* _Data for this exercise_
========================================================================

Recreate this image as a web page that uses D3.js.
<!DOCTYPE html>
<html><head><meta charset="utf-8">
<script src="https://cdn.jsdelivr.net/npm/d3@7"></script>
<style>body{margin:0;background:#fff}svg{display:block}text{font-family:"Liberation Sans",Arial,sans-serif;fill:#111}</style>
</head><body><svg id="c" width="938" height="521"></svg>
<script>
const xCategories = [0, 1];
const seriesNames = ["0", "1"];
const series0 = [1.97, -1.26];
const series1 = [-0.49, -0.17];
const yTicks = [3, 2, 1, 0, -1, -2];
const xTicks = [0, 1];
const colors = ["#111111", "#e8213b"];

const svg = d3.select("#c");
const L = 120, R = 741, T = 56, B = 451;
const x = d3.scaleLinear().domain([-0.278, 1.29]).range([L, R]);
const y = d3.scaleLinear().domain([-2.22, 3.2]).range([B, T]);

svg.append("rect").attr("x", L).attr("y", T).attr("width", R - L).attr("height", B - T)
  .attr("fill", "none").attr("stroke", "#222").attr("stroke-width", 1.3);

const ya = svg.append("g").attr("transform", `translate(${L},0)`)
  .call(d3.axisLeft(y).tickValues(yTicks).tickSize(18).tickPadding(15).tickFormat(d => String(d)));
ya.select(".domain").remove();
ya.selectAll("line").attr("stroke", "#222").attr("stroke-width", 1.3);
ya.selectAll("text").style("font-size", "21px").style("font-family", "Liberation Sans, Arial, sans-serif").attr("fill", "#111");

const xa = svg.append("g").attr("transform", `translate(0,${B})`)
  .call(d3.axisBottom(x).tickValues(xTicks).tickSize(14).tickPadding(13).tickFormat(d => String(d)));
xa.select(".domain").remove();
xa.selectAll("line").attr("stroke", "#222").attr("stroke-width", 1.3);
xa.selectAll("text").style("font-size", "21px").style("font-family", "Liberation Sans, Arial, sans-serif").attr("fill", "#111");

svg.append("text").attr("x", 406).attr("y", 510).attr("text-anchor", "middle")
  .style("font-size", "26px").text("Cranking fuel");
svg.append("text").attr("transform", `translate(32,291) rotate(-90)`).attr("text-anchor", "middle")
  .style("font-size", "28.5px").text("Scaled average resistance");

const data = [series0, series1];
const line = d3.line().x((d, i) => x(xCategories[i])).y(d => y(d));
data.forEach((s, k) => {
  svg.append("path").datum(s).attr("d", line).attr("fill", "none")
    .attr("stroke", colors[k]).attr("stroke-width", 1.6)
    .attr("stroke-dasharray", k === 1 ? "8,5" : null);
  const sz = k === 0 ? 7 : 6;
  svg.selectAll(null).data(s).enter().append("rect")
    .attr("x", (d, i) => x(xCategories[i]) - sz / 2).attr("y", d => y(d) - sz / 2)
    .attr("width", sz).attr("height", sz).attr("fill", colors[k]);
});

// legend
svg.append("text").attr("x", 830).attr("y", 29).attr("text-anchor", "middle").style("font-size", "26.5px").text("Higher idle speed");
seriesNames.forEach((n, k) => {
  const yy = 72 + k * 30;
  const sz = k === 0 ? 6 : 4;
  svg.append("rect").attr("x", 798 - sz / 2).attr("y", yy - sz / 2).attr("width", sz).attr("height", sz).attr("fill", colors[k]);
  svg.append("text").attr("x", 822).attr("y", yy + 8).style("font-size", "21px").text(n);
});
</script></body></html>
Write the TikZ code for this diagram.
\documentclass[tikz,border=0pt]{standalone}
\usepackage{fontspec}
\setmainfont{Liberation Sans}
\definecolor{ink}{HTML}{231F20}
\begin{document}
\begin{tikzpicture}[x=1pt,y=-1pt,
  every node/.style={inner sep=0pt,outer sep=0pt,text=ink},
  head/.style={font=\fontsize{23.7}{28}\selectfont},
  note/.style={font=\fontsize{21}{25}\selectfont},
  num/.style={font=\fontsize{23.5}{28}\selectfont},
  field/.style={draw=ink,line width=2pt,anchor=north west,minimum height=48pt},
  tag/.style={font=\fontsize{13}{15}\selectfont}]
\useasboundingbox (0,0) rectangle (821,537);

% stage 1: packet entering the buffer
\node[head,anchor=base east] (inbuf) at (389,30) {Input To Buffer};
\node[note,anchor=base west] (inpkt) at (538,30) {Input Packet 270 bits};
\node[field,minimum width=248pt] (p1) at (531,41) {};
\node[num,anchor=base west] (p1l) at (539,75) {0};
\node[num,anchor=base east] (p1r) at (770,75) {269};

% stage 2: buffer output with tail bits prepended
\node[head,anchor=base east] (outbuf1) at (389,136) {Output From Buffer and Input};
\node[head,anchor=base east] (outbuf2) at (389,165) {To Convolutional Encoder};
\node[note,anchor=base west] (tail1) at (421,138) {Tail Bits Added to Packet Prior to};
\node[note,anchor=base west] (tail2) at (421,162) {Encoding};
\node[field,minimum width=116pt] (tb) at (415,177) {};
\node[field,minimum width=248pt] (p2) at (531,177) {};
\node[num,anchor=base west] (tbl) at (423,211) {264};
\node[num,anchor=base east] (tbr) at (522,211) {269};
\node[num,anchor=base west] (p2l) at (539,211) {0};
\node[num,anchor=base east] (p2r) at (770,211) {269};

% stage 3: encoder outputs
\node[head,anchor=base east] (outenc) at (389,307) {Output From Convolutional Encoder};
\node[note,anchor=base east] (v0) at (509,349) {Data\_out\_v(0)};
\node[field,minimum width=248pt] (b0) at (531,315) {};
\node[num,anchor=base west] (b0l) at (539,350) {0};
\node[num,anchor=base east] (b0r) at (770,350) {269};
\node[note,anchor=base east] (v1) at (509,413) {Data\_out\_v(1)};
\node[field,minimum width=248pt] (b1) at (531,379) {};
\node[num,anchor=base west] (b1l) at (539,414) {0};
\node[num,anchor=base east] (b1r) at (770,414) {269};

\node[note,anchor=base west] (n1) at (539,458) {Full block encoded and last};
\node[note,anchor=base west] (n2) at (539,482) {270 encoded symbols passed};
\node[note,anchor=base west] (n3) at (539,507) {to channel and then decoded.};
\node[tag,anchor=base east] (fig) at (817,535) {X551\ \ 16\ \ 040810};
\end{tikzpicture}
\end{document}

========================================================================

Go through the listing above and restate it word for word.

Recreate this image as a web page that uses D3.js.
<!DOCTYPE html>
<html><head><meta charset="utf-8">
<script src="https://cdn.jsdelivr.net/npm/d3@7"></script>
<style>body{margin:0;background:#fff}svg{display:block}text{font-family:"Liberation Sans",Arial,sans-serif;fill:#111}</style>
</head><body><svg id="c" width="938" height="521"></svg>
<script>
const xCategories = [0, 1];
const seriesNames = ["0", "1"];
const series0 = [1.97, -1.26];
const series1 = [-0.49, -0.17];
const yTicks = [3, 2, 1, 0, -1, -2];
const xTicks = [0, 1];
const colors = ["#111111", "#e8213b"];

const svg = d3.select("#c");
const L = 120, R = 741, T = 56, B = 451;
const x = d3.scaleLinear().domain([-0.278, 1.29]).range([L, R]);
const y = d3.scaleLinear().domain([-2.22, 3.2]).range([B, T]);

svg.append("rect").attr("x", L).attr("y", T).attr("width", R - L).attr("height", B - T)
  .attr("fill", "none").attr("stroke", "#222").attr("stroke-width", 1.3);

const ya = svg.append("g").attr("transform", `translate(${L},0)`)
  .call(d3.axisLeft(y).tickValues(yTicks).tickSize(18).tickPadding(15).tickFormat(d => String(d)));
ya.select(".domain").remove();
ya.selectAll("line").attr("stroke", "#222").attr("stroke-width", 1.3);
ya.selectAll("text").style("font-size", "21px").style("font-family", "Liberation Sans, Arial, sans-serif").attr("fill", "#111");

const xa = svg.append("g").attr("transform", `translate(0,${B})`)
  .call(d3.axisBottom(x).tickValues(xTicks).tickSize(14).tickPadding(13).tickFormat(d => String(d)));
xa.select(".domain").remove();
xa.selectAll("line").attr("stroke", "#222").attr("stroke-width", 1.3);
xa.selectAll("text").style("font-size", "21px").style("font-family", "Liberation Sans, Arial, sans-serif").attr("fill", "#111");

svg.append("text").attr("x", 406).attr("y", 510).attr("text-anchor", "middle")
  .style("font-size", "26px").text("Cranking fuel");
svg.append("text").attr("transform", `translate(32,291) rotate(-90)`).attr("text-anchor", "middle")
  .style("font-size", "28.5px").text("Scaled average resistance");

const data = [series0, series1];
const line = d3.line().x((d, i) => x(xCategories[i])).y(d => y(d));
data.forEach((s, k) => {
  svg.append("path").datum(s).attr("d", line).attr("fill", "none")
    .attr("stroke", colors[k]).attr("stroke-width", 1.6)
    .attr("stroke-dasharray", k === 1 ? "8,5" : null);
  const sz = k === 0 ? 7 : 6;
  svg.selectAll(null).data(s).enter().append("rect")
    .attr("x", (d, i) => x(xCategories[i]) - sz / 2).attr("y", d => y(d) - sz / 2)
    .attr("width", sz).attr("height", sz).attr("fill", colors[k]);
});

// legend
svg.append("text").attr("x", 830).attr("y", 29).attr("text-anchor", "middle").style("font-size", "26.5px").text("Higher idle speed");
seriesNames.forEach((n, k) => {
  const yy = 72 + k * 30;
  const sz = k === 0 ? 6 : 4;
  svg.append("rect").attr("x", 798 - sz / 2).attr("y", yy - sz / 2).attr("width", sz).attr("height", sz).attr("fill", colors[k]);
  svg.append("text").attr("x", 822).attr("y", yy + 8).style("font-size", "21px").text(n);
});
</script></body></html>
Write the TikZ code for this diagram.
\documentclass[tikz,border=0pt]{standalone}
\usepackage{fontspec}
\setmainfont{Liberation Sans}
\definecolor{ink}{HTML}{231F20}
\begin{document}
\begin{tikzpicture}[x=1pt,y=-1pt,
  every node/.style={inner sep=0pt,outer sep=0pt,text=ink},
  head/.style={font=\fontsize{23.7}{28}\selectfont},
  note/.style={font=\fontsize{21}{25}\selectfont},
  num/.style={font=\fontsize{23.5}{28}\selectfont},
  field/.style={draw=ink,line width=2pt,anchor=north west,minimum height=48pt},
  tag/.style={font=\fontsize{13}{15}\selectfont}]
\useasboundingbox (0,0) rectangle (821,537);

% stage 1: packet entering the buffer
\node[head,anchor=base east] (inbuf) at (389,30) {Input To Buffer};
\node[note,anchor=base west] (inpkt) at (538,30) {Input Packet 270 bits};
\node[field,minimum width=248pt] (p1) at (531,41) {};
\node[num,anchor=base west] (p1l) at (539,75) {0};
\node[num,anchor=base east] (p1r) at (770,75) {269};

% stage 2: buffer output with tail bits prepended
\node[head,anchor=base east] (outbuf1) at (389,136) {Output From Buffer and Input};
\node[head,anchor=base east] (outbuf2) at (389,165) {To Convolutional Encoder};
\node[note,anchor=base west] (tail1) at (421,138) {Tail Bits Added to Packet Prior to};
\node[note,anchor=base west] (tail2) at (421,162) {Encoding};
\node[field,minimum width=116pt] (tb) at (415,177) {};
\node[field,minimum width=248pt] (p2) at (531,177) {};
\node[num,anchor=base west] (tbl) at (423,211) {264};
\node[num,anchor=base east] (tbr) at (522,211) {269};
\node[num,anchor=base west] (p2l) at (539,211) {0};
\node[num,anchor=base east] (p2r) at (770,211) {269};

% stage 3: encoder outputs
\node[head,anchor=base east] (outenc) at (389,307) {Output From Convolutional Encoder};
\node[note,anchor=base east] (v0) at (509,349) {Data\_out\_v(0)};
\node[field,minimum width=248pt] (b0) at (531,315) {};
\node[num,anchor=base west] (b0l) at (539,350) {0};
\node[num,anchor=base east] (b0r) at (770,350) {269};
\node[note,anchor=base east] (v1) at (509,413) {Data\_out\_v(1)};
\node[field,minimum width=248pt] (b1) at (531,379) {};
\node[num,anchor=base west] (b1l) at (539,414) {0};
\node[num,anchor=base east] (b1r) at (770,414) {269};

\node[note,anchor=base west] (n1) at (539,458) {Full block encoded and last};
\node[note,anchor=base west] (n2) at (539,482) {270 encoded symbols passed};
\node[note,anchor=base west] (n3) at (539,507) {to channel and then decoded.};
\node[tag,anchor=base east] (fig) at (817,535) {X551\ \ 16\ \ 040810};
\end{tikzpicture}
\end{document}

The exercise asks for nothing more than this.